Swedish pensions giant AP7 said it has stepped up the asset diversification in its rapidly-growing equities portfolio in the first half of this year, adding more risk premia and private equity investments.
The pension fund – which runs the default option in the defined contribution premium pension – reported its balanced lifecycle Såfa product returned 17.6% on average for the first six months of this year, beating the average return produced by private premium pension funds, which was 11.8%.
This is a turnaround from 2020, when Såfa made a 4.4% return, just half the gain made by private funds offered on the first-pillar system’s funds marketplace platform.

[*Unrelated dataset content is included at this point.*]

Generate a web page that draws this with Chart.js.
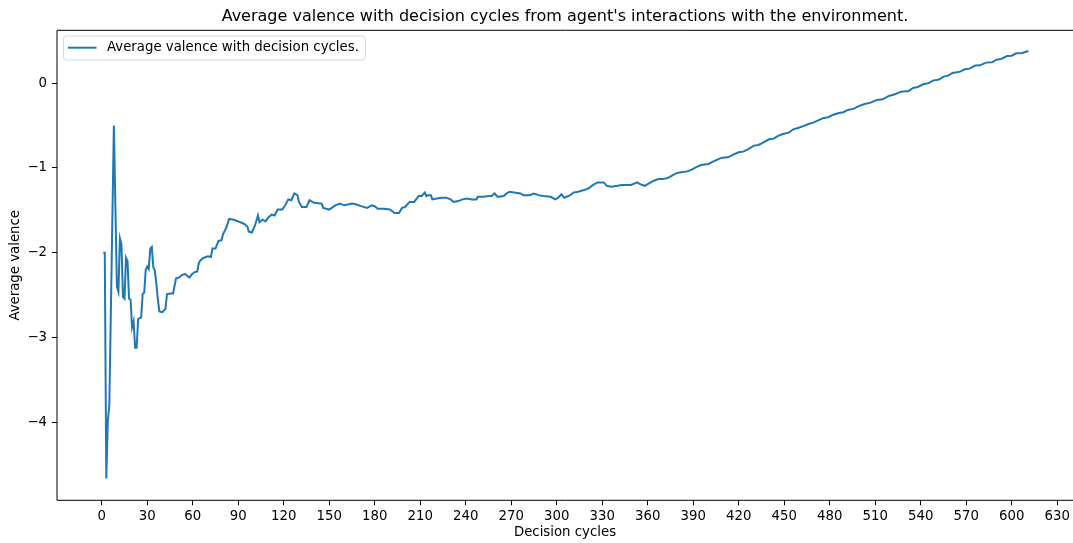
<!DOCTYPE html>
<html>
<head>
<meta charset="utf-8">
<title>Average valence with decision cycles</title>
<script src="https://cdn.jsdelivr.net/npm/chart.js@4.4.1/dist/chart.umd.min.js"></script>
<style>
  html, body { margin: 0; padding: 0; background: #ffffff; }
  #wrap { position: relative; width: 1073px; height: 543px; }
</style>
</head>
<body>
<div id="wrap"><canvas id="chart" width="1073" height="543"></canvas></div>
<script>
// Decision cycle numbers and the running average valence at each of them
const cycles = [
  1, 2, 3, 4, 5, 6, 7, 8, 9, 10, 11, 12, 13, 14, 15, 16, 17, 18, 19, 20,
  21, 22, 23, 24, 25, 26, 27, 28, 29, 30, 31, 32, 33, 34, 35, 36, 37, 38, 40, 42,
  43, 45, 47, 49, 51, 53, 55, 57, 58, 59, 61, 63, 64, 65, 67, 70, 72, 73, 75, 77,
  79, 80, 82, 84, 87, 90, 94, 96, 97, 99, 101, 103, 104, 106, 108, 110, 112, 114, 116, 119,
  121, 123, 125, 127, 129, 130, 132, 135, 137, 140, 145, 146, 150, 154, 157, 160, 165, 168, 171, 175,
  178, 180, 182, 186, 190, 193, 196, 198, 200, 203, 206, 209, 211, 213, 214, 215, 217, 218, 221, 224,
  227, 230, 232, 235, 238, 241, 244, 247, 248, 252, 255, 257, 259, 261, 265, 267, 269, 272, 276, 278,
  282, 285, 288, 291, 296, 299, 301, 303, 305, 309, 311, 314, 318, 321, 324, 327, 331, 333, 336, 340,
  343, 346, 349, 353, 355, 358, 360, 364, 367, 370, 373, 376, 379, 382, 386, 389, 392, 395, 400, 403,
  407, 409, 413, 416, 420, 423, 426, 430, 433, 436, 440, 443, 446, 449, 453, 456, 459, 463, 466, 469,
  472, 476, 479, 482, 486, 489, 492, 496, 499, 503, 507, 511, 515, 519, 523, 527, 532, 535, 538, 542,
  545, 548, 552, 555, 558, 561, 566, 569, 572, 576, 579, 583, 587, 590, 593, 597, 600, 603, 607, 611
];
const valence = [
  -2.00, -2.00, -4.66, -3.98, -3.80, -2.70, -1.60, -0.50, -1.45, -2.40, -2.46, -1.83, -1.90, -2.52, -2.54, -2.06, -2.10, -2.54, -2.55, -2.88,
  -2.81, -3.12, -3.12, -2.78, -2.77, -2.76, -2.48, -2.47, -2.20, -2.16, -2.19, -1.95, -1.93, -2.17, -2.21, -2.36, -2.55, -2.69, -2.70, -2.66,
  -2.49, -2.48, -2.48, -2.30, -2.29, -2.26, -2.25, -2.28, -2.29, -2.26, -2.23, -2.22, -2.12, -2.09, -2.06, -2.04, -2.05, -1.95, -1.95, -1.86,
  -1.85, -1.78, -1.71, -1.60, -1.61, -1.63, -1.66, -1.69, -1.75, -1.76, -1.68, -1.56, -1.64, -1.61, -1.63, -1.58, -1.55, -1.56, -1.49, -1.49,
  -1.44, -1.37, -1.38, -1.30, -1.32, -1.40, -1.46, -1.46, -1.38, -1.41, -1.42, -1.47, -1.49, -1.44, -1.42, -1.44, -1.42, -1.43, -1.45, -1.47,
  -1.44, -1.45, -1.48, -1.48, -1.49, -1.53, -1.53, -1.47, -1.46, -1.40, -1.40, -1.33, -1.33, -1.29, -1.33, -1.32, -1.32, -1.37, -1.36, -1.35,
  -1.35, -1.37, -1.40, -1.39, -1.37, -1.36, -1.37, -1.37, -1.34, -1.34, -1.33, -1.33, -1.30, -1.34, -1.33, -1.30, -1.28, -1.29, -1.30, -1.32,
  -1.32, -1.30, -1.32, -1.33, -1.34, -1.37, -1.35, -1.31, -1.35, -1.32, -1.29, -1.28, -1.26, -1.24, -1.20, -1.17, -1.17, -1.21, -1.22, -1.21,
  -1.20, -1.20, -1.20, -1.17, -1.19, -1.21, -1.19, -1.15, -1.13, -1.13, -1.12, -1.09, -1.06, -1.05, -1.04, -1.02, -0.99, -0.965, -0.952, -0.925,
  -0.893, -0.878, -0.874, -0.846, -0.815, -0.807, -0.780, -0.736, -0.728, -0.701, -0.662, -0.654, -0.622, -0.599, -0.583, -0.544, -0.528, -0.504, -0.481, -0.465,
  -0.442, -0.410, -0.402, -0.375, -0.351, -0.343, -0.316, -0.300, -0.270, -0.245, -0.230, -0.198, -0.190, -0.151, -0.131, -0.100, -0.092, -0.057, -0.045, -0.010,
  -0.002, 0.030, 0.042, 0.077, 0.089, 0.120, 0.136, 0.163, 0.171, 0.207, 0.210, 0.242, 0.246, 0.277, 0.285, 0.320, 0.324, 0.352, 0.356, 0.379
];

// Axis ticks
const xTicks = [0, 30, 60, 90, 120, 150, 180, 210, 240, 270, 300, 330, 360, 390, 420, 450, 480, 510, 540, 570, 600, 630];
const yTicks = [0, -1, -2, -3, -4];

const titleText = "Average valence with decision cycles from agent's interactions with the environment.";
const seriesLabel = 'Average valence with decision cycles.';
const xTitle = 'Decision cycles';
const yTitle = 'Average valence';

const FONT = "'DejaVu Sans', 'Liberation Sans', sans-serif";
const TEXT_SIZE = 13.3;
const LINE_COLOR = '#1f77b4';

const points = cycles.map((c, i) => ({ x: c, y: valence[i] }));

// Frame (left, bottom, top spines), title above the plot and the legend box
const decorations = {
  id: 'decorations',
  afterDraw(chart) {
    const ctx = chart.ctx;
    const a = chart.chartArea;
    ctx.save();
    // spines
    ctx.strokeStyle = '#000000';
    ctx.lineWidth = 1;
    ctx.beginPath();
    ctx.moveTo(a.left, a.top);
    ctx.lineTo(a.right + 2, a.top);
    ctx.moveTo(a.left, a.top);
    ctx.lineTo(a.left, a.bottom);
    ctx.lineTo(a.right + 2, a.bottom);
    ctx.stroke();

    // title centred over the plot area
    ctx.fillStyle = '#000000';
    ctx.font = '16px ' + FONT;
    ctx.textAlign = 'center';
    ctx.textBaseline = 'middle';
    ctx.fillText(titleText, (a.left + a.right) / 2, 17);

    // legend
    const bx = 63.5, by = 36, bw = 302, bh = 24, r = 3;
    ctx.beginPath();
    ctx.moveTo(bx + r, by);
    ctx.lineTo(bx + bw - r, by);
    ctx.arcTo(bx + bw, by, bx + bw, by + r, r);
    ctx.lineTo(bx + bw, by + bh - r);
    ctx.arcTo(bx + bw, by + bh, bx + bw - r, by + bh, r);
    ctx.lineTo(bx + r, by + bh);
    ctx.arcTo(bx, by + bh, bx, by + bh - r, r);
    ctx.lineTo(bx, by + r);
    ctx.arcTo(bx, by, bx + r, by, r);
    ctx.closePath();
    ctx.fillStyle = 'rgba(255,255,255,0.8)';
    ctx.fill();
    ctx.strokeStyle = '#d6d6d6';
    ctx.lineWidth = 1;
    ctx.stroke();

    ctx.strokeStyle = LINE_COLOR;
    ctx.lineWidth = 2;
    ctx.beginPath();
    ctx.moveTo(68, 47.7);
    ctx.lineTo(96.5, 47.7);
    ctx.stroke();

    ctx.fillStyle = '#000000';
    ctx.font = TEXT_SIZE + 'px ' + FONT;
    ctx.textAlign = 'left';
    ctx.textBaseline = 'middle';
    ctx.fillText(chart.data.datasets[0].label, 107, 48);
    ctx.restore();
  }
};

new Chart(document.getElementById('chart'), {
  type: 'line',
  data: {
    datasets: [{
      label: seriesLabel,
      data: points,
      borderColor: LINE_COLOR,
      borderWidth: 2,
      pointRadius: 0,
      fill: false,
      tension: 0
    }]
  },
  options: {
    responsive: false,
    animation: false,
    devicePixelRatio: 1,
    layout: { padding: { top: 30.3, right: 0, bottom: 0, left: 0 } },
    plugins: {
      legend: { display: false },
      title: { display: false },
      tooltip: { enabled: false }
    },
    scales: {
      x: {
        type: 'linear',
        min: -29.5,
        max: 640.4,
        afterFit(scale) { scale.height = 42.7; },
        afterBuildTicks(scale) { scale.ticks = xTicks.map(v => ({ value: v })); },
        border: { display: false },
        grid: { drawOnChartArea: false, drawTicks: true, tickLength: 5, color: '#000000', tickWidth: 1 },
        ticks: {
          color: '#000000',
          padding: 3,
          maxRotation: 0,
          autoSkip: false,
          font: { family: FONT, size: TEXT_SIZE },
          callback: v => String(v)
        },
        title: {
          display: true,
          text: xTitle,
          color: '#000000',
          padding: { top: 2, bottom: 2 },
          font: { family: FONT, size: TEXT_SIZE }
        }
      },
      y: {
        type: 'linear',
        min: -4.917,
        max: 0.623,
        afterFit(scale) { scale.width = 57; },
        afterBuildTicks(scale) { scale.ticks = yTicks.map(v => ({ value: v })); },
        border: { display: false },
        grid: { drawOnChartArea: false, drawTicks: true, tickLength: 5, color: '#000000', tickWidth: 1 },
        ticks: {
          color: '#000000',
          padding: 5,
          autoSkip: false,
          font: { family: FONT, size: TEXT_SIZE },
          callback: v => (v < 0 ? '\u2212' + Math.abs(v) : String(v))
        },
        title: {
          display: true,
          text: yTitle,
          color: '#000000',
          padding: { top: 8, bottom: 8 },
          font: { family: FONT, size: TEXT_SIZE }
        }
      }
    }
  },
  plugins: [decorations]
});
</script>
</body>
</html>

In its interim report released yesterday, AP7 reported that its equities portfolio – which makes up the bulk of its SEK849bn (€83.5bn) of total assets – beat the benchmark by 2.1 percentage points with a 19.1% return in the first half of this year, though the smaller bond fund made a 0.3% loss.
The two portfolios serve as the building blocks for the Såfa product.
AP7 said: “During the year, further diversification took place in the equity fund holdings, for example, by increasing investments in risk premiums and in private equity.”
The Stockholm-based pension fund said North American and European shares had been the real motors behind the rising equity markets seen particularly towards the end of the reporting period – regions which it said made up just over 70% of AP7’s benchmark index.
Emerging market equities, on the other hand, had shown much weaker development, it said.
“During the year, the Swedish krona weakened in value in relation to the US dollar, which has benefited the fund’s value development,” AP7 said in the report.
Total assets in AP7’s equity fund grew to SEK783.4bn by the end of June from SEK655.4bn at the end of 2020, while the value of the bond fund fell to SEK65.9bn from SEK67.2bn, according to the results released.
Since the end of 2017, the equity fund has almost doubled in value.